Terre et Peuple, Blut und Boden: The notion that every people needs its own land is as old as Europe itself. In the postmodern, transnational, and global order favored by our one-world elites such a notion, of course, is deemed obsolete, as if the quantitative monetary principles of the world market are a better way of organizing social life than traditional ones based on healthy families, organic communities, and ethnoracial identities. In the last generation, this ancient notion has assumed a new urgency: For the rising tide of color has everywhere begun to sweep into the former white homelands, threatening the integrity of white life. One more generation of Third World immigration and the great race passes away forever.

A racially exclusive homeland, the antithesis of the New World Order, would in Covington’s view be our ark to weather the great flood of mud. “It is absolutely essential,” he argues, “that the white race acquire a Homeland of its own, some place on earth where white children can be born and raised in physical and spiritual safety, and where our numbers may be restored and the threat of racial extinction overcome.”

Based on blood, not creed or economics, such a homeland would guarantee the perpetual existence of our people.
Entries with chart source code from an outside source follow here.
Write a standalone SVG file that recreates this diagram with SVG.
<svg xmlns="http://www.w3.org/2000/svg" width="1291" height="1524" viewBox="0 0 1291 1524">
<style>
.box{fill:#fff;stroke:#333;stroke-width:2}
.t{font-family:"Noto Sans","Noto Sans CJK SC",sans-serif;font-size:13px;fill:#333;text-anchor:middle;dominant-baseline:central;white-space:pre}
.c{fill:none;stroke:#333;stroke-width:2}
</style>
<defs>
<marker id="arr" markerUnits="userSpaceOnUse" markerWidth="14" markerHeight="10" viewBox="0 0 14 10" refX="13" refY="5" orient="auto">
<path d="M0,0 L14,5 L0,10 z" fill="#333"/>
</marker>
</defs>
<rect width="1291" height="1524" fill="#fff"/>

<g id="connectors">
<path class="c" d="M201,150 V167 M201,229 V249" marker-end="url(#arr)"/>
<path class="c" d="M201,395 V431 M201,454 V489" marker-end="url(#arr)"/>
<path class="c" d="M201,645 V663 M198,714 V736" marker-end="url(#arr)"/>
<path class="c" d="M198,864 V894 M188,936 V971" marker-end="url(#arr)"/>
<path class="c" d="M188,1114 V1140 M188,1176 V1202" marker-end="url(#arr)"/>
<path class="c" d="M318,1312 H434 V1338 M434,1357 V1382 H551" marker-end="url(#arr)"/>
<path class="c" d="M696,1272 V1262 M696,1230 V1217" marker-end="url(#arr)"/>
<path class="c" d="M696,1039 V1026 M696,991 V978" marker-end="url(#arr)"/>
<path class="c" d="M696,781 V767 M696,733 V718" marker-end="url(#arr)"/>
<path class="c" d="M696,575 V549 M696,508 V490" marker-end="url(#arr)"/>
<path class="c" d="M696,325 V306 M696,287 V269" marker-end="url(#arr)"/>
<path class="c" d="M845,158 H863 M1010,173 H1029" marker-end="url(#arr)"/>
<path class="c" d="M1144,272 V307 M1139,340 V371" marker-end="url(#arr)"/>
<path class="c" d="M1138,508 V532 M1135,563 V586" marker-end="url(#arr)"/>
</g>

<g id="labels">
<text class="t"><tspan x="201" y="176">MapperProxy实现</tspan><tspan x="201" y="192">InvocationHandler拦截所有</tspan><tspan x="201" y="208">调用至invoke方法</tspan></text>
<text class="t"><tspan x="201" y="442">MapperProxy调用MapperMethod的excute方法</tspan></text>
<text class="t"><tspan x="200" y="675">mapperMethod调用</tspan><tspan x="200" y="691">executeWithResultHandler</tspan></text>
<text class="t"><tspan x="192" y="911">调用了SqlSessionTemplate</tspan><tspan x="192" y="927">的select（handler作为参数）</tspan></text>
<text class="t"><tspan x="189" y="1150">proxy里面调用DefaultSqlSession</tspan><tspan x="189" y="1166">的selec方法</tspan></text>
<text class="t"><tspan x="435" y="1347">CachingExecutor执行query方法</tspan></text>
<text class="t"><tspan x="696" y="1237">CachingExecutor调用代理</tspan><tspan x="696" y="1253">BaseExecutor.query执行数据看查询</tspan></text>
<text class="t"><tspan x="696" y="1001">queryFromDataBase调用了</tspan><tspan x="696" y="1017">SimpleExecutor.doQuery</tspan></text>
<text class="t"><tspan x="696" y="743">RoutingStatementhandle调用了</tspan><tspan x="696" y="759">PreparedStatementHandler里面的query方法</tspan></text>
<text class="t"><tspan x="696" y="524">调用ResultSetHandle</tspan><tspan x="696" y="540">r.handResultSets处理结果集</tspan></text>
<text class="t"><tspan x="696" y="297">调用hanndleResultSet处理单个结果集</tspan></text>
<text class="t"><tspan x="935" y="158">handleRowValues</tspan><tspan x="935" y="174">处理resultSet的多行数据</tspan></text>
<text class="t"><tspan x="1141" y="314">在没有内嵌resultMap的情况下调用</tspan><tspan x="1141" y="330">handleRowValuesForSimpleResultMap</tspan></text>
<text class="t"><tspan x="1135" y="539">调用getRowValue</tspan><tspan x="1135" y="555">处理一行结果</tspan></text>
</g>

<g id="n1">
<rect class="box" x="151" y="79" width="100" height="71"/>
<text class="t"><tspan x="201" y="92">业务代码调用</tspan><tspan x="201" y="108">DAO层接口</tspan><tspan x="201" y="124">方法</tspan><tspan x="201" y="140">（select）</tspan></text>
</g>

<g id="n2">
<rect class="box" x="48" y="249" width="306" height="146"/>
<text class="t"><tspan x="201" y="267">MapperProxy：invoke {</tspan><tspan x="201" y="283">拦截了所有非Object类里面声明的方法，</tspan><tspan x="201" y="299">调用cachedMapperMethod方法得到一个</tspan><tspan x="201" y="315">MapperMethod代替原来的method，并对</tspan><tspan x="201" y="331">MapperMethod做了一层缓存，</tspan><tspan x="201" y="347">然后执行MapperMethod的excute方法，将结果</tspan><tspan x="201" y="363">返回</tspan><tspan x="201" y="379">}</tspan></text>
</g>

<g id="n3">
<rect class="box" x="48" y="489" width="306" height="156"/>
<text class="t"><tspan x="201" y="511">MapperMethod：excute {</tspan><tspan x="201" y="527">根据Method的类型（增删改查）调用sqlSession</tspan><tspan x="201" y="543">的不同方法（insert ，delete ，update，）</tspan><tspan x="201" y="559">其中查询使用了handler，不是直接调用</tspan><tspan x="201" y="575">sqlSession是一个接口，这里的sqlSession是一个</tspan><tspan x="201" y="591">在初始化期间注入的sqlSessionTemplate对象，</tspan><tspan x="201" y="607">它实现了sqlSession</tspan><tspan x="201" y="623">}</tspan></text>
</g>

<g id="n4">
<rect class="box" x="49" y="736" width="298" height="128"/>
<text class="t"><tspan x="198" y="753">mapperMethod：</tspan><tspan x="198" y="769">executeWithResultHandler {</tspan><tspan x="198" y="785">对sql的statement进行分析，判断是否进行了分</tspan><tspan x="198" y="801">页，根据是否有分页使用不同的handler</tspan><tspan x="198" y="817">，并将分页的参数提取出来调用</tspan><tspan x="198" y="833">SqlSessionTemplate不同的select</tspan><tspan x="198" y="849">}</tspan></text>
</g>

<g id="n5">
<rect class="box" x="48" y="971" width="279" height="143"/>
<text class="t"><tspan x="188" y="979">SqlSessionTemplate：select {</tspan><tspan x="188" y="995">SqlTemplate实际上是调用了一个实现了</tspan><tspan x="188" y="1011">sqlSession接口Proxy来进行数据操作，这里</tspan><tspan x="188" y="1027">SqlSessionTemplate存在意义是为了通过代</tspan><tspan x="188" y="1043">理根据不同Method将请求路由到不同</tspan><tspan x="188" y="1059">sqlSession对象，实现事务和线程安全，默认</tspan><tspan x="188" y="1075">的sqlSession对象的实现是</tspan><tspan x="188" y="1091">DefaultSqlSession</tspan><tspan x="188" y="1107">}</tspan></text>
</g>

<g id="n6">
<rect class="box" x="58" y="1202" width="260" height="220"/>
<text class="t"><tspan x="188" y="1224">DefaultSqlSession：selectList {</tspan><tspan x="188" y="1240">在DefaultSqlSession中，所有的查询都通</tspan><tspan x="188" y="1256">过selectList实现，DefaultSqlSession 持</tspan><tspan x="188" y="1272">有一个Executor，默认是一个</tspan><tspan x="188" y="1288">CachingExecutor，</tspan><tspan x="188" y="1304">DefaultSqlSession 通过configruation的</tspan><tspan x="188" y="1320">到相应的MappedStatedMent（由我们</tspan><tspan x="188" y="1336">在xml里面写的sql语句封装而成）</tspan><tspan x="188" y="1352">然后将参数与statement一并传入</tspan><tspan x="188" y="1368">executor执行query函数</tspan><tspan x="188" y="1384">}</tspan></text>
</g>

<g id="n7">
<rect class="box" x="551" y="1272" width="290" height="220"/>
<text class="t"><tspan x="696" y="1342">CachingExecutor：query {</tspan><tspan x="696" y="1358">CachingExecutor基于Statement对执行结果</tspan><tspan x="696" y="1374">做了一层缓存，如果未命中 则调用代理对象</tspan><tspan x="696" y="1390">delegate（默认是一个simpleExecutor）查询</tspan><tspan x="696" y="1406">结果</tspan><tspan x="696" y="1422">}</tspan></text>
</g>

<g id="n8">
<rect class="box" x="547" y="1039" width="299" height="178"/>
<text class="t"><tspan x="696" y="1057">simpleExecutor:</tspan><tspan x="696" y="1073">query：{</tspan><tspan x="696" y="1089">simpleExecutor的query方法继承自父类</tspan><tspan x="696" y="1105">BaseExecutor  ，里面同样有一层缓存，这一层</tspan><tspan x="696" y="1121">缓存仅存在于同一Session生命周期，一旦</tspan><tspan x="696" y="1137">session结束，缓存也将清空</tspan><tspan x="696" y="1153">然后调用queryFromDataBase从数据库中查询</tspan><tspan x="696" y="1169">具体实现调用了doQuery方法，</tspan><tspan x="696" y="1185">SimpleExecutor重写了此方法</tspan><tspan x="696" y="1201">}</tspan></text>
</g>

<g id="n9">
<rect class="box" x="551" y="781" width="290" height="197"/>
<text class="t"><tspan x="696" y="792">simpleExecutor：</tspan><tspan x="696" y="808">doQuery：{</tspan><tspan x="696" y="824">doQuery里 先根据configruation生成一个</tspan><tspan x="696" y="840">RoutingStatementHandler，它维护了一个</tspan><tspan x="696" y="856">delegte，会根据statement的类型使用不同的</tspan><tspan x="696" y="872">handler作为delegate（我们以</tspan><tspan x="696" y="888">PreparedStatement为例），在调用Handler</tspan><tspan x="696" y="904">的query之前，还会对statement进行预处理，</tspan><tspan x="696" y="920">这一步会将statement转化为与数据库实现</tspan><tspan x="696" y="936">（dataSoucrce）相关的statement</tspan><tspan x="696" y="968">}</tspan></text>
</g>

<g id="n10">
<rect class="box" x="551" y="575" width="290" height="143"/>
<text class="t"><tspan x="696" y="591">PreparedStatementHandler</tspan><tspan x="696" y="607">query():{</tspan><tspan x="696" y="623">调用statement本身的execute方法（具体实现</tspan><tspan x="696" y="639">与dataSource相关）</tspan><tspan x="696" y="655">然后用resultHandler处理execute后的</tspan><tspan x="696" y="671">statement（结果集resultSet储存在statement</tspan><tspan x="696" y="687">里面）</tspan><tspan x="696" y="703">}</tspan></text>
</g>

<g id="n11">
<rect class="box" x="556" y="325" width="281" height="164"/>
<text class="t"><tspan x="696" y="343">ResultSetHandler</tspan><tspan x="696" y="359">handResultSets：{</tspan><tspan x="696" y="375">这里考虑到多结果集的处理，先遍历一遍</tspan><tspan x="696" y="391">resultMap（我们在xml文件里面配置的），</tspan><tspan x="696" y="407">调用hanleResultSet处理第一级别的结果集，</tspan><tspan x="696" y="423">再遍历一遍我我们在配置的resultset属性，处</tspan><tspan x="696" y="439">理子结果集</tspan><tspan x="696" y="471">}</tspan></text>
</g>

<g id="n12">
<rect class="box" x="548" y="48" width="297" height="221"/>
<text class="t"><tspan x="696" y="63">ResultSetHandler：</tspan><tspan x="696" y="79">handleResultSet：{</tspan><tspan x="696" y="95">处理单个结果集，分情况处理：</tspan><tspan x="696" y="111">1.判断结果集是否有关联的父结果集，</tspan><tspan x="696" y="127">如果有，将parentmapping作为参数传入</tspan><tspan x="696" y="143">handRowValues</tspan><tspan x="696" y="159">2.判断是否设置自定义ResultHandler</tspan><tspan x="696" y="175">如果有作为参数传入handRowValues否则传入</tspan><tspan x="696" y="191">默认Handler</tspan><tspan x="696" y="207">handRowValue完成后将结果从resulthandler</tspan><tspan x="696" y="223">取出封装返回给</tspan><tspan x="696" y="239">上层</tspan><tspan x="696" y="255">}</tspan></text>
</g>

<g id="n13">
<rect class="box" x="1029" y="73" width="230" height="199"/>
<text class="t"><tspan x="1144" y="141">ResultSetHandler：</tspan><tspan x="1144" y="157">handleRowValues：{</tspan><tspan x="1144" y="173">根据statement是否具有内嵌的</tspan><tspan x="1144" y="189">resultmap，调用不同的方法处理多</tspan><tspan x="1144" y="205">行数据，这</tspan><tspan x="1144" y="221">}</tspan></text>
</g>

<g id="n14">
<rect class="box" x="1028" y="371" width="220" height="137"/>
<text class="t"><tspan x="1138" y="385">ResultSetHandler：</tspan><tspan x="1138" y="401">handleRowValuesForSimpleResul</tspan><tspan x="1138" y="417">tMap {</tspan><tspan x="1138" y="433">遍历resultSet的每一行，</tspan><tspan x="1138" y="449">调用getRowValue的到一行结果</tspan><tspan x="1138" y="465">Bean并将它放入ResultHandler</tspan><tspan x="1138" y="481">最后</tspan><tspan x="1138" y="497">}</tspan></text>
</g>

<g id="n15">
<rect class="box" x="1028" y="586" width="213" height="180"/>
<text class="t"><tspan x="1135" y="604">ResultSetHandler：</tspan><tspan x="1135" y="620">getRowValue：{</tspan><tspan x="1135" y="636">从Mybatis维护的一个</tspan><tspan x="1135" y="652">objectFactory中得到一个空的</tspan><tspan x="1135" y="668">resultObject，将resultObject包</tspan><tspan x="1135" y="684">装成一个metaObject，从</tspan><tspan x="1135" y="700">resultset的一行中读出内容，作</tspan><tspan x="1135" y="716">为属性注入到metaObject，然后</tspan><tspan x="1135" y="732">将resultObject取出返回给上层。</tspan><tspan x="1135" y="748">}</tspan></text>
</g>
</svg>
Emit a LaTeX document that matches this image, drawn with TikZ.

It would also solve most of the social, political, and cultural problems that ail us. For once free of the Jews who have pathologized white existence and who have set the colored hordes on us, we could begin dealing honestly and forthrightly with the problems besetting our civilization. Indeed, once free of the Jews and their multiracial legions, most of these problems would simply vanish. The result would almost certainly be a renaissance of European life in North America. As one of Covington’s characters observes: “When you have stability and unity in a racially homogenous society … you’d be amazed what a small country like ours can accomplish.”

This vision of a sovereign Aryan Republic is, of course, merely a figment of Covington’s imagination, but imagination, as Shakespeare reminds us, “bodies forth the things unknown.”